JAMES L. MCCLINTON, PH.D.
Who needs K-9s?… Thanks to the services of a local goat, the Henry County (Virginia) Sheriff’s Office got their man. A captain with the Henry County Sheriff’s Office said it was a goat who helped two deputies flush out the person they were chasing. One deputy was investigating a domestic assault in the Fieldale area. When the deputy explained to the suspect that he was under arrest, the suspect fled on foot. The deputy chased the fleeing person through a fence line and across a field. A goat from the property joined the deputy in the chase. When he and the goat reached the next fence line of the field, the goat continued through the fence in front of the deputy and entered a wooded area. The goat took over the lead in the chase and, together with another deputy, flushed the man out of the woods. The suspect was then taken into custody.
(Ba-a-a-a-ack the Blue?)
He “can’t get no satisfaction!”… Police officers were dispatched to a disturbance in Naples, Florida, where a 59-year-old man was claiming to be Mick Jagger. The impersonator reportedly jumped on stage at a restaurant where a live performance was going on and declared himself to be the Rolling Stones lead singer. He became belligerent when the patrons didn’t appreciate his performance and had left by the time the officers arrived. They found him in a nearby park where he charged an officer before falling to the ground in a “drunk unstable state.” The phony was charged with battery on a law enforcement officer and disorderly intoxication. (Detention officers were quick to tell “Jumpin’ Jack Flash, let’s spend the night together!”)

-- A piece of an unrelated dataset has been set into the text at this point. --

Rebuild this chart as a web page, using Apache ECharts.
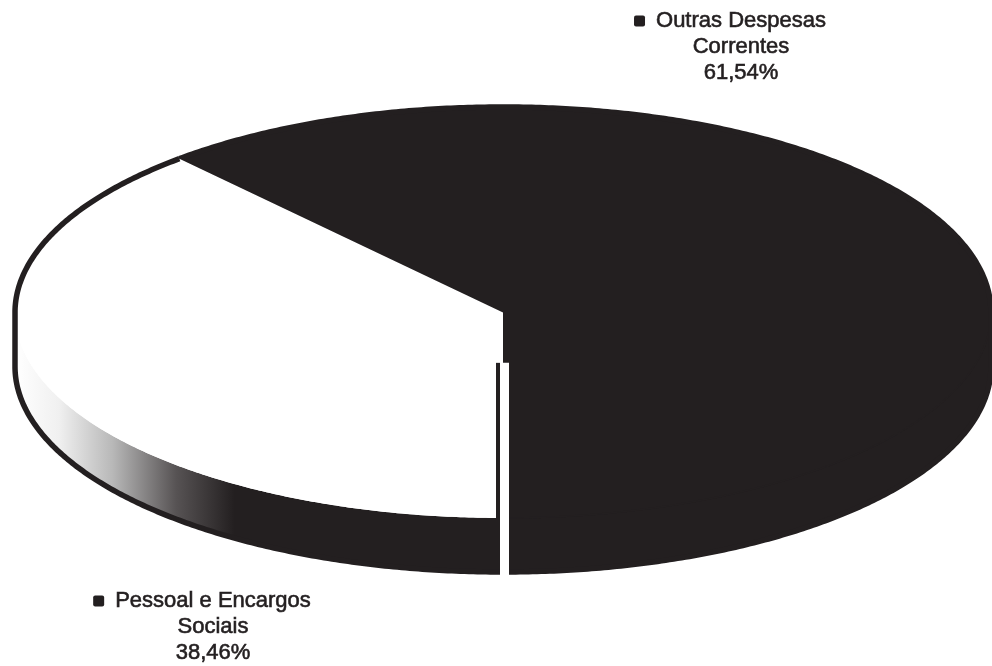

A tragic case of IDD (Intelligence Deficit Disorder)… I think most would agree that it’s never a good idea to take counterfeit money to the police station, especially if you plan to use it for bail. Still, a couple of geniuses recently went down to the Androscoggin County Jail in Maine, planning to bail out a friend. But, when they presented the cash to jail officials, it was immediately obvious that their bail money was counterfeit. This, of course, resulted in a search of their vehicle which turned up 112 grams of crack cocaine, 165 grams of cocaine, nearly 300 grams of fentanyl, 492 grams of meth, and a 9mm pistol. The nitwits were busted and charged with four counts of Aggravated Trafficking of Scheduled Drugs (Class A) and Violation of Conditional Release (Class E). Oh, and by the way, their friend remained in jail. (Next time, pay it in Bitcoin!)
Charged with dangerous operation of a motor vehicle? What about excessive littering?… A woman in Manotick, Ontario, Canada, spotted a frozen river and considered it the perfect opportunity for taking her car for a spin on the icy surface. Several videos emerged showing her speeding on the frozen waterway, sending plumes of snow and ice into the air. But, alas, she hit a spot of thin ice and the car began to slowly sink into the cold water of the river. While any normal person would frantically try to get out of the car and make it to land, she instead climbed onto the back of the car and took several selfies of herself as the vehicle slowly sank. She was eventually pulled to dry land by bystanders who tossed her a flotation device. Police charged her with dangerous operation of a motor vehicle. (I wonder how she planned to post photos from her waterlogged cell phone.)
This little beauty comes equipped with factory air, an HD music system and a trunk monkey… A woman in British Columbia was shocked when she discovered a naked stranger had been living in the trunk of her car. The Nanaimo resident noticed some mud in the front seat of her car earlier that week. She deduced someone had broken in and spent the night in her vehicle so she cleaned and steamed the upholstery and moved on. However, three days later, she noticed the windows of her car were fogged up. Then, when she was inside the car, she heard a voice say “Hey.” That’s when she discovered the naked man in her trunk and quickly realized something was amiss. She said she’s been driving around with him, running errands and going to work. She called the police right away. RCMP officers responded and said the man has “significant health issues.” (Used car for sale – cheap.)
He should have purchased “Get Out of Jail Free” cards from Amazon as well… In Tempe, Arizona, an employee of The Home Depot is facing a federal charge after authorities said he repeatedly took cash from the store and replaced it with counterfeit currency before depositing it in the bank. A US Secret Service news release said agents from the Phoenix field office arrested the employee at the store. He was responsible for counting cash and preparing it for deposit. He is accused of ordering counterfeit (prop) bills from Amazon, swapping them with money taken from store cash registers and sealing them in bags for transfer to the bank. (And, you thought that putting a slug into a gumball machine was bad…)
Their purses didn’t match their shoes… Three Nigerian men were arrested after it was discovered that they were impersonating Arab women. They were allegedly caught by UAE officials who managed to discover that they were indeed not who they claimed to be. It is alleged that the three men went to Dubai in hopes of making a better life for themselves after hearing how the United Arab Emirates was a thriving nation. The men are not expected to get off lightly, as the UAE laws are known to be very strict on criminal activity. (Then, there was the sudden urge to go shopping and watch the Hallmark Channel.)